The goal of the declaration is also to demonstrate how African nations and their investment partners understand, manage and value natural capital, and to come up with a practical results-focused approach that would put African nations in the driving seat of sustainable economic growth.
The declaration was implemented during the 2012 Summit for Sustainability in Africa held in Botswana.
Speaking yesterday at the official opening of the two-day conference in Gaborone for Sustainability in Africa, Deputy Permanent Secretary in the Ministry of Wildlife and Tourism Jimmy Opelo said the presence of the private sector and non-governmental organisations, both as partners and observers, demonstrates a willingness for partnership of various levels and magnitude in undertaking initiatives for sustainability in Africa.
He explained that he had no doubt that all countries present, including Liberia, Mozambique, Kenya, Namibia, Rwanda, South Africa, Tanzania and Botswana, were ready to actualise the dream of sustainability set by the heads of states last year.

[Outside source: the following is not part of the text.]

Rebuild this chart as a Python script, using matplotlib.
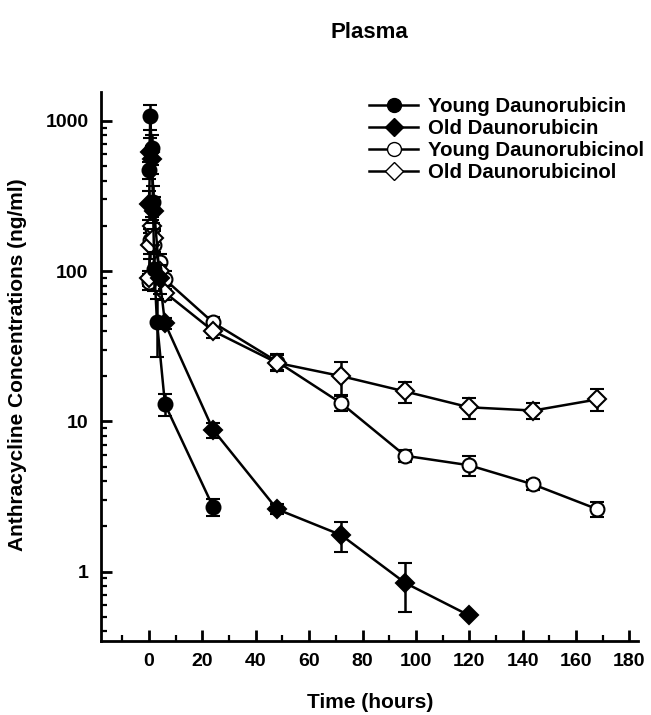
import numpy as np
import matplotlib.pyplot as plt
from matplotlib.lines import Line2D
from matplotlib.ticker import FixedLocator, LogLocator, NullFormatter, FixedFormatter, MultipleLocator

plt.rcParams['font.family'] = ['Liberation Sans', 'DejaVu Sans']
plt.rcParams['font.weight'] = 'bold'

# time points (hours) and concentrations (ng/ml)
t_young_dauno = [0, 0.5, 1, 1.5, 2, 3, 6, 24]
young_dauno = [470, 1070, 660, 290, 104, 46, 13, 2.7]
young_dauno_err = [60, 200, 150, 80, 30, 19, 2.2, 0.35]

t_old_dauno = [0, 0.5, 1, 2, 4, 6, 24, 48, 72, 96, 120]
old_dauno = [280, 620, 560, 250, 90, 45, 8.8, 2.6, 1.75, 0.84, 0.51]
old_dauno_err = [60, 150, 120, 60, 20, 4, 1.0, 0.2, 0.4, 0.3, 0]

t_young_ol = [0, 0.5, 1, 2, 4, 6, 24, 48, 72, 96, 120, 144, 168]
young_ol = [85, 160, 190, 150, 115, 88, 45.5, 25, 13.2, 5.9, 5.1, 3.8, 2.6]
young_ol_err = [10, 30, 30, 20, 15, 12, 4, 3, 1.5, 0.5, 0.8, 0.3, 0.3]

t_old_ol = [0, 0.5, 1, 2, 4, 6, 24, 48, 72, 96, 120, 144, 168]
old_ol = [90, 150, 200, 165, 100, 72, 40, 24.5, 20, 15.8, 12.4, 11.8, 14]
old_ol_err = [10, 30, 30, 20, 15, 8, 4, 3, 5, 2.5, 2, 1.5, 2.3]

labels = ['Young Daunorubicin', 'Old Daunorubicin', 'Young Daunorubicinol', 'Old Daunorubicinol']

fig = plt.figure(figsize=(6.51, 7.15), dpi=100)
ax = fig.add_axes([0.155, 0.1035, 0.825, 0.768])

common = dict(color='black', lw=1.8, capsize=5, capthick=2,
              elinewidth=1.8, markeredgewidth=1.5, markeredgecolor='black')
ax.errorbar(t_young_ol, young_ol, yerr=young_ol_err, fmt='-o', mfc='white',
            markersize=10, zorder=3, **common)
ax.errorbar(t_old_ol, old_ol, yerr=old_ol_err, fmt='-D', mfc='white',
            markersize=9, zorder=3, **common)
ax.errorbar(t_young_dauno, young_dauno, yerr=young_dauno_err, fmt='-o', mfc='black',
            markersize=10, zorder=4, **common)
ax.errorbar(t_old_dauno, old_dauno, yerr=old_dauno_err, fmt='-D', mfc='black',
            markersize=9, zorder=4, **common)

ax.set_yscale('log')
ax.set_ylim(0.345, 1560)
ax.set_xlim(-18, 183.2)

ax.spines['top'].set_visible(False)
ax.spines['right'].set_visible(False)
ax.spines['left'].set_linewidth(2)
ax.spines['bottom'].set_linewidth(2)

ax.yaxis.set_major_locator(FixedLocator([1, 10, 100, 1000]))
ax.yaxis.set_major_formatter(FixedFormatter(['1', '10', '100', '1000']))
ax.yaxis.set_minor_locator(LogLocator(base=10, subs=np.arange(2, 10)))
ax.yaxis.set_minor_formatter(NullFormatter())
ax.xaxis.set_major_locator(FixedLocator([0, 20, 40, 60, 80, 100, 120, 140, 160, 180]))
ax.xaxis.set_minor_locator(MultipleLocator(10))

ax.tick_params(axis='both', which='major', direction='in', length=8, width=2,
               labelsize=14, pad=9)
ax.tick_params(axis='both', which='minor', direction='in', length=4, width=1.6)
for lab in ax.get_xticklabels() + ax.get_yticklabels():
    lab.set_fontweight('bold')

fig.text(0.568, 1 - 703 / 715, 'Time (hours)', ha='center', va='center',
         fontsize=15, fontweight='bold')
fig.text(18 / 651, 1 - 365 / 715, 'Anthracycline Concentrations (ng/ml)', ha='center',
         va='center', rotation=90, fontsize=15, fontweight='bold')
fig.text(0.568, 1 - 32 / 715, 'Plasma', ha='center', va='center', fontsize=16, fontweight='bold')

handles = [
    Line2D([], [], color='black', lw=1.8, marker='o', ms=10, mfc='black', mec='black'),
    Line2D([], [], color='black', lw=1.8, marker='D', ms=9, mfc='black', mec='black'),
    Line2D([], [], color='black', lw=1.8, marker='o', ms=10, mfc='white', mec='black'),
    Line2D([], [], color='black', lw=1.8, marker='D', ms=9, mfc='white', mec='black'),
]
leg = ax.legend(handles, labels, loc='upper left',
                bbox_to_anchor=(355 / 651, 1 - 83 / 715), bbox_transform=fig.transFigure,
                frameon=False, fontsize=14.7, handlelength=2.4, labelspacing=0.15,
                handletextpad=0.5, borderpad=0.2)
for txt in leg.get_texts():
    txt.set_fontweight('bold')

plt.savefig('out.png', dpi=100)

Opelo said the purpose for the GDSA 2013 was to solidify the GDSA initiative by reconvening signatory countries and key partners in sharing progress and advancements in formalising the pathway forward leading to active implementation of sustainable growth across Africa.
The declaration, which has three major action plans, is also intended to focus on building social capital and reducing poverty by transmitting agriculture, extractive industries and other natural capital uses to practices that promote sustainable employment, food security, sustainable energy and the protection of natural capital through protected areas and mechanisms.
The participating countries also have to build the knowledge, data, capacity and policy networks to promote leadership and new models in the field of sustainable development, and to increase momentum for positive change.
The conference continues today with a presentation on a framework to implement the Gaborone Declaration.